:: SET TASK ::
From the very first line of the data to the line containing "plt.rcParams['font.family'] = ['Liberation", retype everything exactly, leaving the pictures behind.
____
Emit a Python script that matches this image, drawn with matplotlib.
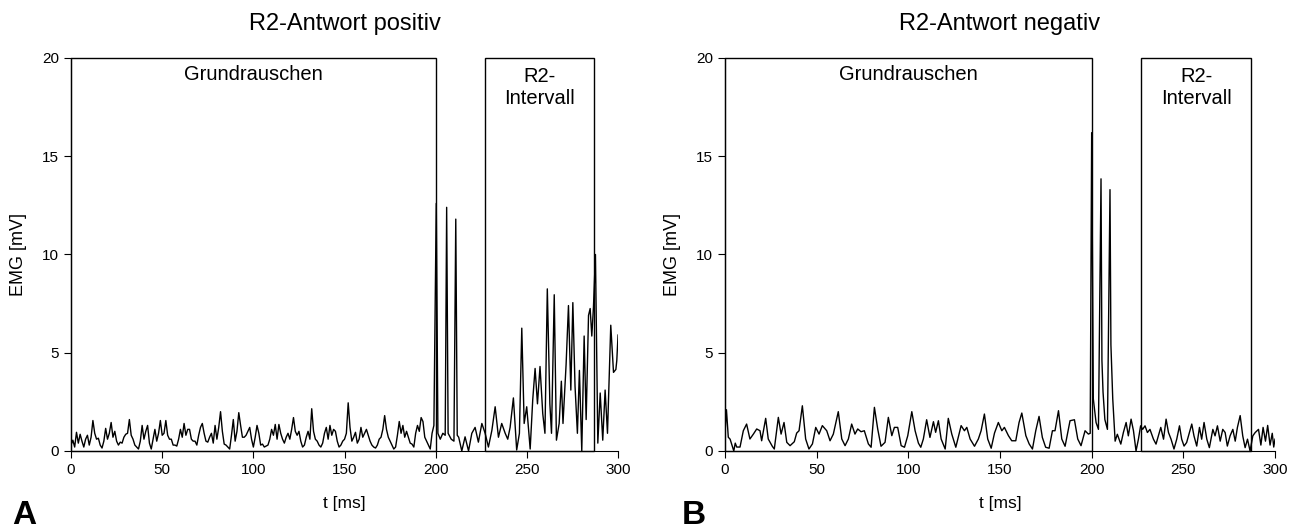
import numpy as np
import matplotlib
matplotlib.use("Agg")
import matplotlib.pyplot as plt
from matplotlib.patches import Rectangle

plt.rcParams['font.family'] = ['Liberation Sans', 'DejaVu Sans']

# ---------------- Daten ----------------
# Panel A: R2-Antwort positiv
t_a = list(range(0, 200)) + [
    200.3, 201.2, 202.5, 203.9, 205.2, 206.0, 206.8, 208.5, 210.0, 211.0,
    211.8, 212.6, 214.3, 216.1, 218.0, 219.8, 221.6, 223.4, 225.3, 227.1,
    228.9, 230.8, 232.6, 234.4, 236.2, 238.1, 239.5, 240.8, 242.6, 244.4,
    245.9, 247.2, 248.5, 249.9, 251.8, 253.2, 254.5, 255.8, 257.2, 258.7,
    259.9, 261.2, 262.6, 263.5, 265.0, 266.2, 267.7, 268.9, 269.8, 271.5,
    272.8, 274.1, 275.2, 276.4, 277.7, 278.8, 280.1, 281.4, 282.5, 283.8,
    284.7, 285.6, 286.5, 287.6, 288.9, 290.2, 291.6, 292.9, 294.2, 296.0,
    297.5, 298.8, 299.3, 300.0]
emg_a = [
    0.3, 0.55, 0.2, 0.95, 0.4, 0.85, 0.5, 0.2, 0.6, 0.8,
    0.3, 0.7, 1.55, 0.9, 0.6, 0.65, 0.3, 0.15, 0.5, 1.15,
    0.6, 0.9, 1.45, 0.7, 1.0, 0.5, 0.3, 0.45, 0.4, 0.7,
    0.85, 0.9, 1.6, 0.8, 0.6, 0.3, 0.2, 0.1, 0.5, 1.3,
    0.6, 1.0, 1.3, 0.4, 0.1, 0.6, 1.1, 0.5, 0.9, 1.55,
    0.8, 0.9, 1.55, 0.8, 0.6, 0.6, 0.3, 0.3, 0.25, 0.6,
    1.1, 0.7, 1.4, 0.8, 1.1, 1.1, 0.6, 0.5, 0.5, 0.3,
    0.8, 1.2, 1.4, 0.9, 0.5, 0.45, 0.7, 0.9, 0.4, 1.3,
    0.6, 1.2, 2.0, 1.0, 0.35, 0.3, 0.2, 0.1, 0.8, 1.6,
    0.5, 1.0, 1.95, 1.3, 0.7, 0.7, 0.8, 1.0, 1.2, 0.6,
    0.2, 0.7, 1.3, 0.9, 0.3, 0.35, 0.2, 0.25, 0.3, 0.6,
    1.1, 0.8, 1.35, 0.6, 1.35, 0.9, 0.6, 0.4, 0.7, 0.9,
    0.6, 1.1, 1.7, 1.0, 0.8, 1.0, 0.5, 0.2, 0.3, 0.7,
    1.0, 0.6, 2.15, 1.0, 0.6, 0.5, 0.3, 0.2, 0.4, 0.9,
    1.2, 0.6, 1.3, 0.8, 1.1, 1.0, 0.5, 0.2, 0.3, 0.5,
    0.6, 0.9, 2.45, 1.2, 0.5, 0.7, 0.95, 0.4, 0.6, 1.2,
    0.7, 0.9, 1.1, 0.8, 0.5, 0.3, 0.2, 0.15, 0.3, 0.6,
    0.7, 1.1, 1.8, 1.1, 0.7, 0.5, 0.3, 0.1, 0.2, 0.8,
    1.5, 0.9, 1.3, 0.7, 1.0, 0.7, 0.4, 0.35, 0.2, 0.9,
    1.3, 1.0, 1.7, 1.5, 0.7, 0.5, 0.3, 0.1, 0.9, 1.3,
    12.6, 0.9, 0.6, 0.9, 0.8, 12.4, 0.9, 0.6, 0.5, 11.8,
    0.8, 0.7, 0.0, 0.72, 0.0, 0.9, 1.2, 0.45, 1.4, 0.9,
    0.2, 1.05, 2.25, 0.7, 1.4, 0.9, 0.6, 1.2, 2.7, 0.05,
    0.9, 6.25, 1.4, 2.25, 0.1, 2.6, 4.2, 2.4, 4.3, 1.9,
    0.9, 8.25, 2.4, 0.9, 7.95, 0.55, 1.4, 3.55, 1.4, 4.4,
    7.4, 3.1, 7.55, 3.3, 0.9, 4.1, 0.0, 5.85, 1.6, 6.9,
    7.25, 5.85, 7.3, 10.0, 0.4, 2.95, 0.55, 3.1, 0.9, 6.4,
    4.0, 4.15, 4.6, 5.9]

# Panel B: R2-Antwort negativ
t_b = [
    0.0, 0.8, 1.8, 2.8, 3.8, 4.8, 5.6, 6.4, 8.2, 10.0,
    11.8, 13.6, 15.5, 17.3, 19.1, 20.0, 22.2, 23.6, 25.8, 26.9,
    29.1, 30.6, 32.2, 33.7, 35.5, 37.8, 39.1, 40.4, 42.2, 44.0,
    45.8, 47.7, 49.5, 51.3, 53.1, 55.5, 57.3, 59.1, 61.8, 63.7,
    65.5, 67.3, 69.1, 70.9, 72.4, 74.2, 76.0, 78.2, 79.7, 81.5,
    83.3, 85.1, 87.3, 89.1, 91.0, 92.4, 94.2, 96.1, 97.9, 99.7,
    101.9, 103.7, 105.5, 106.8, 108.2, 110.0, 111.8, 113.7, 114.9, 116.4,
    117.9, 120.1, 121.8, 123.7, 125.9, 128.8, 130.6, 131.9, 133.7, 136.1,
    138.2, 139.7, 141.5, 143.3, 145.2, 147.0, 149.1, 151.0, 152.4, 154.6,
    156.4, 158.6, 160.4, 161.9, 164.1, 165.9, 167.7, 169.5, 171.3, 173.1,
    174.9, 176.8, 178.6, 180.0, 181.9, 183.7, 185.5, 188.2, 190.6, 192.4,
    194.2, 196.4, 198.2, 199.2, 200.0, 200.9, 202.4, 203.7, 205.1, 205.6,
    206.2, 207.2, 208.6, 210.0, 210.5, 211.5, 212.8, 214.0, 215.9, 217.3,
    218.8, 220.0, 221.5, 222.8, 224.2, 225.5, 226.7, 227.8, 229.1, 230.4,
    231.8, 233.7, 235.1, 236.4, 237.7, 239.2, 240.6, 241.9, 243.3, 244.9,
    246.4, 247.9, 249.1, 250.4, 251.8, 253.3, 254.6, 255.8, 257.3, 258.8,
    260.0, 261.3, 262.8, 264.2, 266.1, 267.3, 268.6, 270.1, 271.5, 272.8,
    274.0, 275.5, 277.0, 278.3, 279.5, 281.0, 282.4, 283.7, 285.0, 286.4,
    287.9, 289.2, 291.0, 292.3, 293.5, 294.8, 296.0, 297.3, 298.5, 299.3,
    300.0]
emg_b = [
    0.9, 2.1, 0.7, 0.6, 0.3, 0.0, 0.4, 0.2, 0.2, 1.03,
    1.37, 0.61, 0.86, 1.12, 1.03, 0.52, 1.66, 0.61, 0.24, 0.1,
    1.71, 0.86, 1.45, 0.44, 0.27, 0.47, 0.91, 1.03, 2.3, 0.61,
    0.1, 0.36, 1.2, 0.86, 1.29, 1.03, 0.52, 0.86, 2.0, 0.61,
    0.27, 0.61, 1.37, 0.86, 1.12, 0.98, 1.03, 0.36, 0.19, 2.22,
    1.12, 0.24, 0.44, 1.71, 0.78, 1.2, 1.2, 0.27, 0.19, 0.78,
    2.0, 1.03, 0.4, 0.19, 0.61, 1.59, 0.69, 1.49, 0.95, 1.54,
    0.61, 0.1, 1.66, 0.86, 0.19, 1.29, 1.03, 1.2, 0.61, 0.24,
    0.61, 1.03, 1.88, 0.61, 0.14, 0.91, 1.45, 1.03, 1.2, 0.78,
    0.52, 0.52, 1.45, 1.93, 0.78, 0.36, 0.1, 1.03, 1.76, 0.69,
    0.19, 0.14, 1.03, 1.03, 2.05, 0.61, 0.24, 1.54, 1.59, 0.61,
    0.27, 1.03, 0.86, 0.9, 16.2, 2.65, 1.45, 1.1, 13.85, 4.6,
    3.0, 1.6, 1.1, 13.3, 5.4, 2.65, 0.5, 0.85, 0.35, 0.94,
    1.45, 0.77, 1.62, 1.03, 0.0, 0.6, 1.28, 1.1, 1.28, 0.94,
    1.1, 0.6, 0.35, 0.77, 1.2, 0.6, 1.62, 0.94, 0.6, 0.1,
    0.6, 1.28, 0.6, 0.25, 0.43, 0.94, 1.37, 0.77, 0.25, 1.2,
    0.6, 1.45, 0.6, 0.17, 1.1, 0.77, 1.28, 0.5, 1.1, 0.94,
    0.25, 0.77, 1.1, 0.5, 1.2, 1.8, 0.77, 0.17, 0.6, 0.0,
    0.77, 0.94, 1.1, 0.3, 1.2, 0.5, 1.3, 0.3, 0.9, 0.2,
    0.6]

# Fenster (ms)
grund = (0, 200)
r2_int = (227, 287)

titles = ["R2-Antwort positiv", "R2-Antwort negativ"]
letters = ["A", "B"]
letter_x = [12, 682]   # Pixel von links

fig = plt.figure(figsize=(12.96, 5.32), dpi=100)
ax_a = fig.add_axes([0.0548, 0.1523, 0.4221, 0.7387])
ax_b = fig.add_axes([0.5594, 0.1523, 0.4244, 0.7387])

for ax, t, y, title, letter, lx in zip([ax_a, ax_b], [t_a, t_b], [emg_a, emg_b],
                                       titles, letters, letter_x):
    ax.plot(t, y, color='black', lw=1.0)

    # Kaesten fuer Grundrauschen und R2-Intervall
    for x0, x1 in [grund, r2_int]:
        ax.add_patch(Rectangle((x0, 0), x1 - x0, 20, fill=False, ec='black', lw=1.0, clip_on=False))
    ax.text(sum(grund) / 2, 19.15, "Grundrauschen", ha='center', va='center', fontsize=14.5)
    ax.text(sum(r2_int) / 2, 18.5, "R2-\nIntervall", ha='center', va='center', fontsize=14.5,
            linespacing=1.25)

    ax.set_xlim(0, 300)
    ax.set_ylim(0, 20)
    ax.set_xticks([0, 50, 100, 150, 200, 250, 300])
    ax.set_yticks([0, 5, 10, 15, 20])
    ax.spines['top'].set_visible(False)
    ax.spines['right'].set_visible(False)
    ax.tick_params(direction='out', length=5, width=0.8, labelsize=11)
    ax.set_xlabel("t [ms]", fontsize=12.5, labelpad=14)
    ax.set_ylabel("EMG [mV]", fontsize=13, labelpad=11)
    ax.set_title(title, fontsize=17, pad=20)
    fig.text(lx / 1296, 1 - 515 / 532, letter, fontsize=24, fontweight='bold',
             ha='left', va='center')

fig.savefig("out.png", dpi=100)
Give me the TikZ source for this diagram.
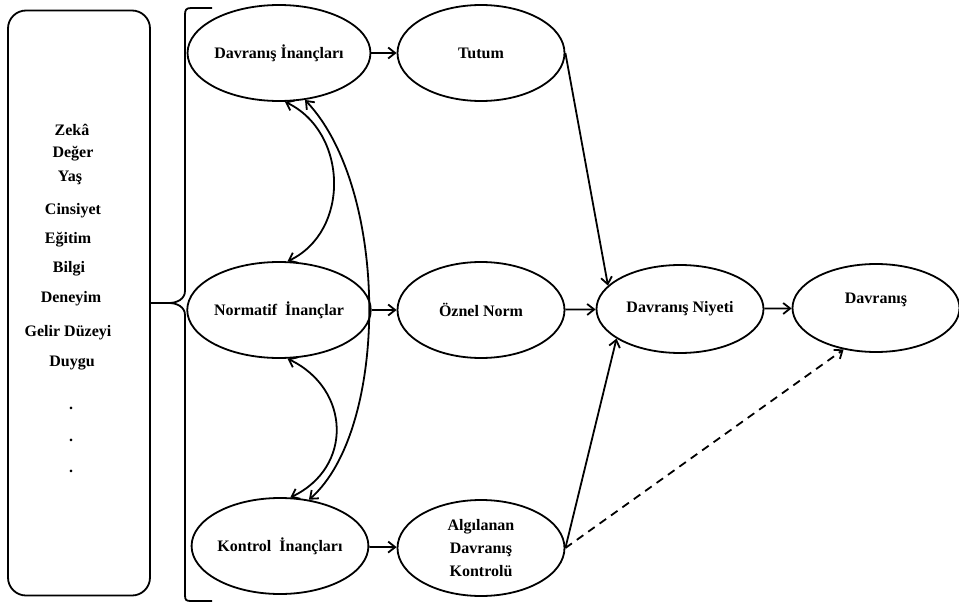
\documentclass[tikz,border=0pt]{standalone}
\usepackage{fontspec}
\setmainfont{Liberation Serif}
\usetikzlibrary{shapes.geometric,arrows.meta,positioning}
\tikzstyle{belief}=[draw,ellipse,line width=1.8pt,minimum width=167pt,minimum height=96pt,inner sep=0pt,align=center,font=\fontsize{16}{23}\selectfont\bfseries]
\tikzstyle{factor}=[inner sep=0pt,font=\fontsize{16}{18}\selectfont\bfseries]
\tikzstyle{link}=[line width=1.8pt,-{Straight Barb[length=7pt,width=11pt]}]
\tikzstyle{twoway}=[line width=1.8pt,{Straight Barb[length=7pt,width=11pt]}-{Straight Barb[length=7pt,width=11pt]}]

\begin{document}
\begin{tikzpicture}[x=1pt,y=-1pt]
\useasboundingbox (0,0) rectangle (959,605);
% factors box
\node [draw,line width=1.8pt,rounded corners=18pt,minimum width=142pt,minimum height=585pt] (factors) at (79,303) {};
\node [factor] (zeka) at (72,130) {Zekâ};
\node [factor] (deger) at (73,154) {Değer};
\node [factor] (yas) at (70,178) {Yaş};
\node [factor] (cinsiyet) at (73,211) {Cinsiyet};
\node [factor] (egitim) at (68,240) {Eğitim};
\node [factor] (bilgi) at (69,269) {Bilgi};
\node [factor] (deneyim) at (71,299) {Deneyim};
\node [factor] (gelir) at (68,333) {Gelir Düzeyi};
\node [factor] (duygu) at (72,363) {Duygu};
\node [factor] (dot1) at (71,408) {.};
\node [factor] (dot2) at (71,440) {.};
\node [factor] (dot3) at (71,471) {.};
% brace
\coordinate (tip) at (169,303);
\draw [line width=1.8pt] (factors.east) -- (tip);
\draw [line width=1.8pt] (212,8) -- (191,8) .. controls (186,8) and (185,10) .. (185,15) -- (185,291)
  .. controls (185,299) and (177,303) .. (tip) .. controls (177,303) and (185,307) .. (185,315)
  -- (185,595) .. controls (185,600) and (186,601) .. (191,601) -- (212,601);
% beliefs
\node [belief] (di) at (279,53) {Davranış İnançları};
\node [belief] (tutum) at (481,53) {Tutum};
\node [belief] (ni) at (279,310) {Normatif\ \ İnançlar};
\node [belief] (oznel) at (481,310) {Öznel Norm};
\node [belief] (ki) at (280,546) {Kontrol\ \ İnançları};
\node [belief] (adk) at (481,548) {Algılanan\\Davranış\\Kontrolü};
\node [belief,minimum height=88pt] (niyeti) at (680,309) {Davranış Niyeti};
\node [belief,minimum height=88pt] (davranis) at (876,308) {Davranış\\[-3pt]};
% connectors
\draw [link] (di) -- (tutum);
\draw [link] (ni) -- (oznel);
\draw [link] (ki) -- (adk);
\draw [link] (oznel) -- (niyeti);
\draw [link] (niyeti) -- (davranis);
\draw [link] (tutum.east) -- (niyeti.162);
\draw [link] (adk.east) -- (niyeti.-155);
\draw [link,dash pattern=on 8pt off 6pt] (adk.east) -- (davranis.-128);
\draw [twoway] (di.-83) .. controls +(63,30) and +(63,-30) .. (ni.80);
\draw [twoway] (ni.-80) .. controls +(63,30) and +(63,-30) .. (ki.78);
\draw [twoway] (di.-61) .. controls +(85,90) and +(80,-70) .. (ki.58);
\end{tikzpicture}
\end{document}
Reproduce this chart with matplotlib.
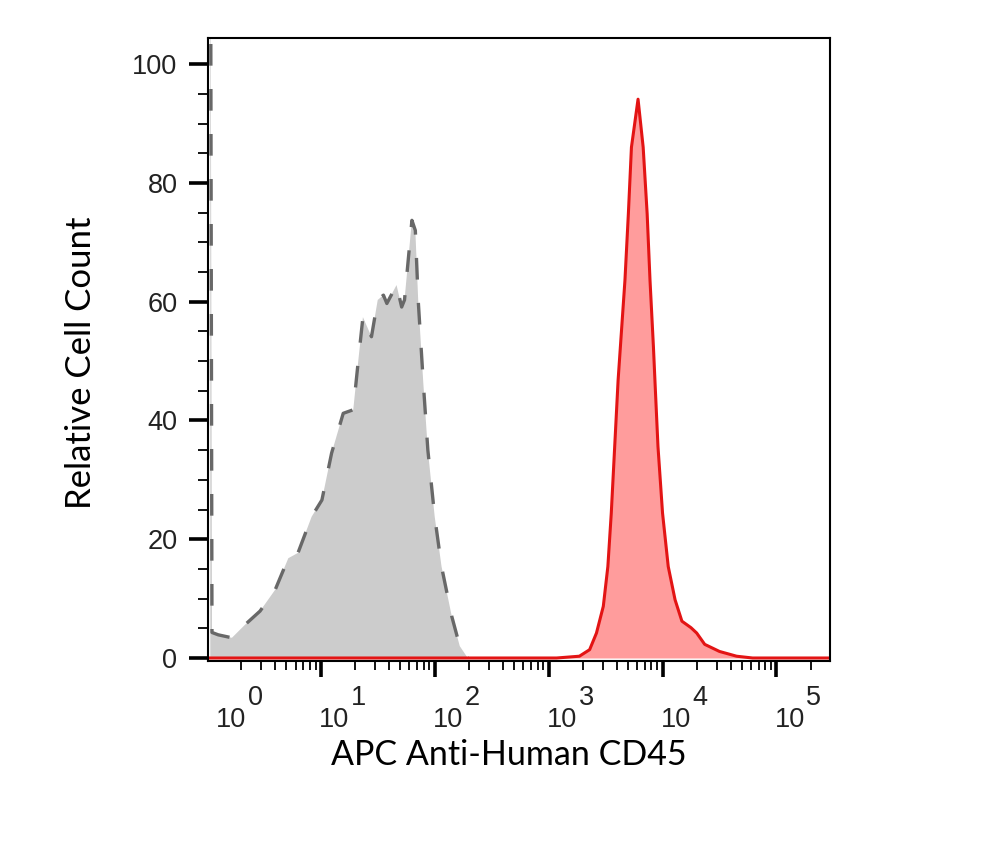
import matplotlib.pyplot as plt
import numpy as np
from matplotlib.ticker import FixedLocator, NullFormatter
import matplotlib.transforms as mtransforms

# log10 of intensity and relative count
gray_exp = [0.03, 0.045, 0.10, 0.22, 0.335, 0.467, 0.60, 0.715, 0.80, 0.92, 1.01,
            1.095, 1.197, 1.285, 1.33, 1.37, 1.445, 1.50, 1.55, 1.58, 1.665, 1.71,
            1.735, 1.80, 1.83, 1.855, 1.90, 1.94, 2.00, 2.06, 2.15, 2.22, 2.29]
gray_counts = [150, 4.3, 3.9, 3.4, 5.6, 7.9, 11.5, 16.8, 17.7, 23.8, 26.6,
               34.5, 41.2, 41.8, 50.2, 57.4, 54.1, 60.3, 61.1, 59.7, 62.8, 59.1,
               60.3, 73.7, 72.0, 60.3, 46.3, 35.0, 23.8, 15.4, 7.0, 2.0, 0.0]

red_exp = [0.0, 3.07, 3.27, 3.36, 3.42, 3.48, 3.52, 3.55, 3.58, 3.61, 3.63, 3.67,
           3.70, 3.727, 3.785, 3.83, 3.865, 3.89, 3.92, 3.935, 3.96, 4.00, 4.05,
           4.11, 4.17, 4.25, 4.30, 4.37, 4.50, 4.65, 4.79, 5.47]
red_counts = [0, 0, 0.3, 1.4, 4.2, 8.7, 15.4, 24.4, 35.6, 46.8, 52.4, 63.6,
              74.8, 86.0, 94.1, 86.0, 74.8, 63.6, 52.4, 46.0, 35.6, 24.4, 15.4,
              9.8, 6.2, 5.1, 4.2, 2.3, 1.1, 0.3, 0, 0]

decades = [0, 1, 2, 3, 4, 5]
y_ticks = [0, 20, 40, 60, 80, 100]

gray_x = 10.0 ** np.array(gray_exp)
red_x = 10.0 ** np.array(red_exp)

fig = plt.figure(figsize=(10, 8.64), dpi=100)
ax = fig.add_axes([0.208, 0.235, 0.622, 0.721])

ax.fill_between(gray_x, gray_counts, 0, color='#cccccc', lw=0)
ax.plot(gray_x, gray_counts, color='#686868', lw=2.4, ls=(0, (6.5, 7)))
ax.fill_between(red_x, red_counts, 0, color='#ff9c9c', lw=0)
ax.plot(red_x, red_counts, color='#e31414', lw=2.2)

ax.set_xscale('log')
ax.set_xlim(10 ** 0.01, 10 ** 5.47)
ax.set_ylim(-0.5, 104.4)

for s in ax.spines.values():
    s.set_linewidth(1.5)

# x ticks
ax.xaxis.set_major_locator(FixedLocator([10.0 ** d for d in decades]))
minors = [m * 10.0 ** d for d in range(0, 6) for m in range(2, 10)]
ax.xaxis.set_minor_locator(FixedLocator(minors))
ax.xaxis.set_major_formatter(NullFormatter())
ax.xaxis.set_minor_formatter(NullFormatter())
ax.tick_params(axis='x', which='major', direction='out', length=11.5, width=2.6)
ax.tick_params(axis='x', which='minor', direction='out', length=6.5, width=1.3)

# y ticks
ax.set_yticks(y_ticks)
ax.set_yticks(np.arange(0, 105, 5), minor=True)
ax.tick_params(axis='y', which='major', direction='out', length=14, width=2.6,
               labelsize=19.5, pad=8)
ax.tick_params(axis='y', which='minor', direction='out', length=7, width=1.3)
for lab in ax.get_yticklabels():
    lab.set_fontfamily('Liberation Sans')
    lab.set_color('#222222')

# decade labels drawn as "10" plus raised exponent
trans = mtransforms.blended_transform_factory(ax.transData, fig.transFigure)
for d in decades:
    xoff = 9 if d == 0 else -2
    t1 = mtransforms.offset_copy(trans, fig=fig, x=xoff * 0.72, y=0, units='points')
    ax.text(10.0 ** d, 1 - 727 / 864, '10', transform=t1, ha='left', va='baseline',
            fontsize=19.5, family='Liberation Sans', color='#222222', clip_on=False)
    t2 = mtransforms.offset_copy(trans, fig=fig, x=(xoff + 32) * 0.72, y=0, units='points')
    ax.text(10.0 ** d, 1 - 705 / 864, str(d), transform=t2, ha='left', va='baseline',
            fontsize=19.5, family='Liberation Sans', color='#222222', clip_on=False)

fig.text(0.509, 1 - 755 / 864, 'APC Anti-Human CD45', ha='center', va='center',
         fontsize=24.5, family='Lato')
fig.text(0.081, 1 - 363 / 864, 'Relative Cell Count', ha='center', va='center',
         rotation=90, fontsize=25, family='Lato')

fig.savefig('out.png', dpi=100)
____
:: RIGHT ANSWER ::
Emit a Python script that matches this image, drawn with matplotlib.
import numpy as np
import matplotlib
matplotlib.use("Agg")
import matplotlib.pyplot as plt
from matplotlib.patches import Rectangle

plt.rcParams['font.family'] = ['Liberation Sans', 'DejaVu Sans']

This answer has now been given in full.